The Night 12 Years of Gmail Vanished
Dorothy Harris, 71, woke up to a nightmare: an alert from Google that someone in Eastern Europe had logged into her Gmail. The intruder had her password and, with it, the keys to 12 years of emails, treasured family photos, and the address she used to manage essential bills. One missing setting turned a routine morning into a crisis. What Dorothy did not have was two-factor authentication (2FA) on her account. With 2FA, that stolen password would not have been enough; the attacker would also have needed a one-time code from Dorothy’s phone or another trusted device. Her story is not rare. Most online break-ins begin with a stolen or guessed password, and once someone is inside your primary email, they can reset passwords and take over almost every other account tied to it.
Why Two-Factor Authentication Stops Most Break-Ins
Two-factor authentication setup adds a second lock to your digital front door. Your password is the first factor; a short code from your phone, or a prompt you approve, is the second. Even if criminals phish your credentials, run a brute-force attack, or reuse your data in credential stuffing, they still cannot get in without that extra proof. Security experts describe the second step as something you know (a PIN), something you have (your phone, a security key, or authenticator apps), or something you are (fingerprint or face). Most people start with “something you have”: a 6‑digit code sent by SMS or generated by an app. It adds roughly ten seconds when signing in on a new device, yet it can completely derail an attack like the one that hit Dorothy’s Gmail. In a world of constant scams and stolen passwords, that extra step is now basic account security protection, not a luxury.
Five Minutes to Turn On 2FA on Your Phone
You do not need to be a tech expert to secure your accounts. If you can use a smartphone, you can turn on 2FA on phone in about five minutes. For a Google account, open your account settings, tap Security, choose 2‑Step Verification, and follow the prompts to add a phone prompt, text message, or an authenticator app. For an Apple ID, go to Settings, tap your name, then Sign‑In and Security, and turn on Two‑Factor Authentication with a trusted phone number. Most banks, social media platforms, and email services hide similar options under Settings → Security or Login Security. The pattern is the same everywhere: enable 2FA, choose how you want to receive codes, confirm it works, and store any backup codes safely. Do this once, and future sign-ins on new devices become far harder for attackers—and only slightly slower for you.

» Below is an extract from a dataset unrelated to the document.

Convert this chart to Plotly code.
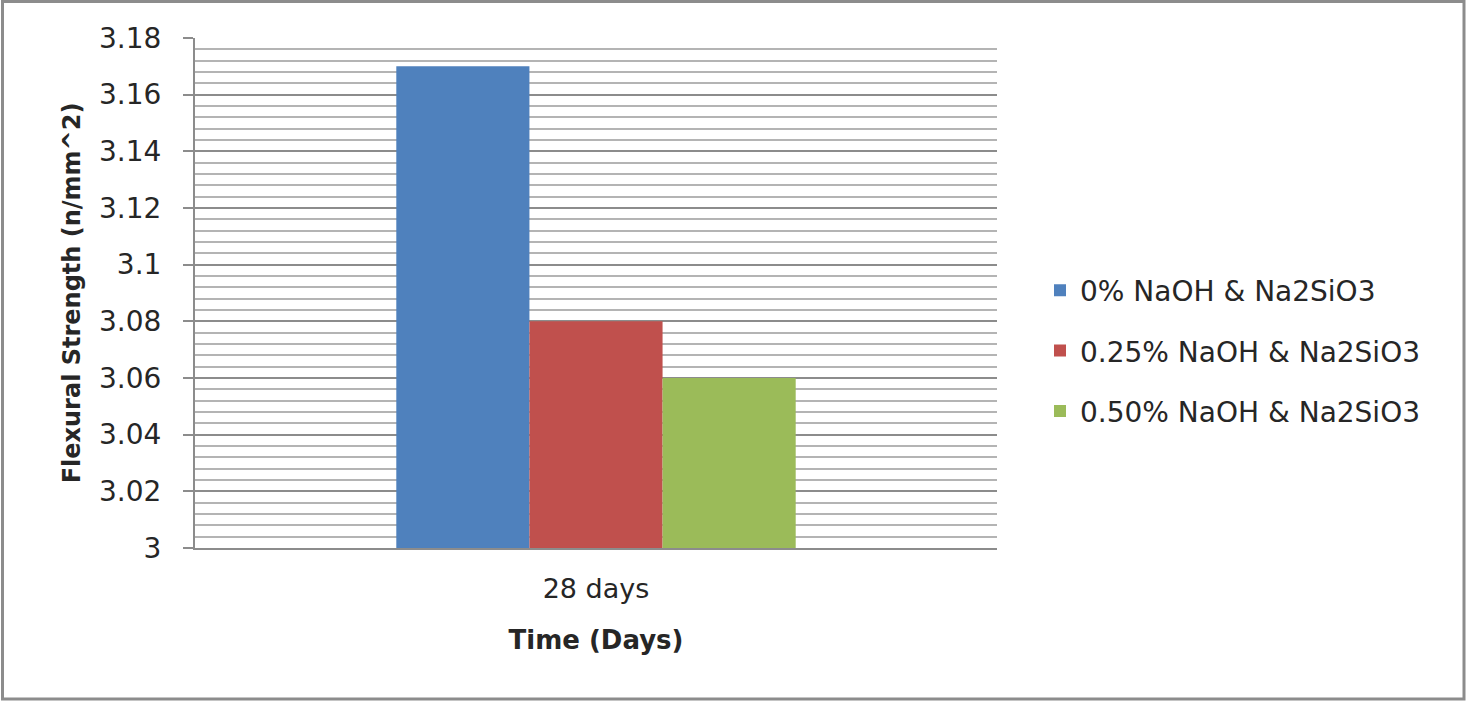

Choosing Between SMS and Authenticator Apps
When you begin two-factor authentication setup, you will usually see two main choices: SMS text messages or authenticator apps. SMS sends a 6‑digit code to your phone number. It is easy to understand and works without installing anything new, which makes it a good starting point. However, texts can sometimes be intercepted or misdirected if someone hijacks your phone number. Authenticator apps, by contrast, generate codes directly on your phone that refresh every 30 seconds and never travel across the mobile network. That makes them harder for attackers to tamper with and more reliable when you have no signal. Popular options today include Google Authenticator, Microsoft Authenticator, 2FAS, and Ente Auth, all available on both major mobile platforms. For best account security protection, use authenticator apps where possible and fall back to SMS only when no other option is available.
Make 2FA Your New Default for Every Important Account
Dorothy’s loss underlines a simple rule: if an account matters to you, it deserves 2FA. Start with your primary email (Gmail or similar), since it can reset passwords for nearly everything else. Next, secure your Apple ID or equivalent mobile account, your bank and payment apps, and your social media profiles. Nearly all major services now support 2FA on phone through authenticator apps, SMS codes, or login prompts. As you go, do not skip backup codes—print or write them down and store them somewhere safe in case you lose your phone. Whenever you create a new account or install a new app, treat 2FA as part of the setup, not an optional extra. The few minutes you spend turning it on today are a tiny cost compared with the time, stress, and permanent loss that can follow a single successful account takeover.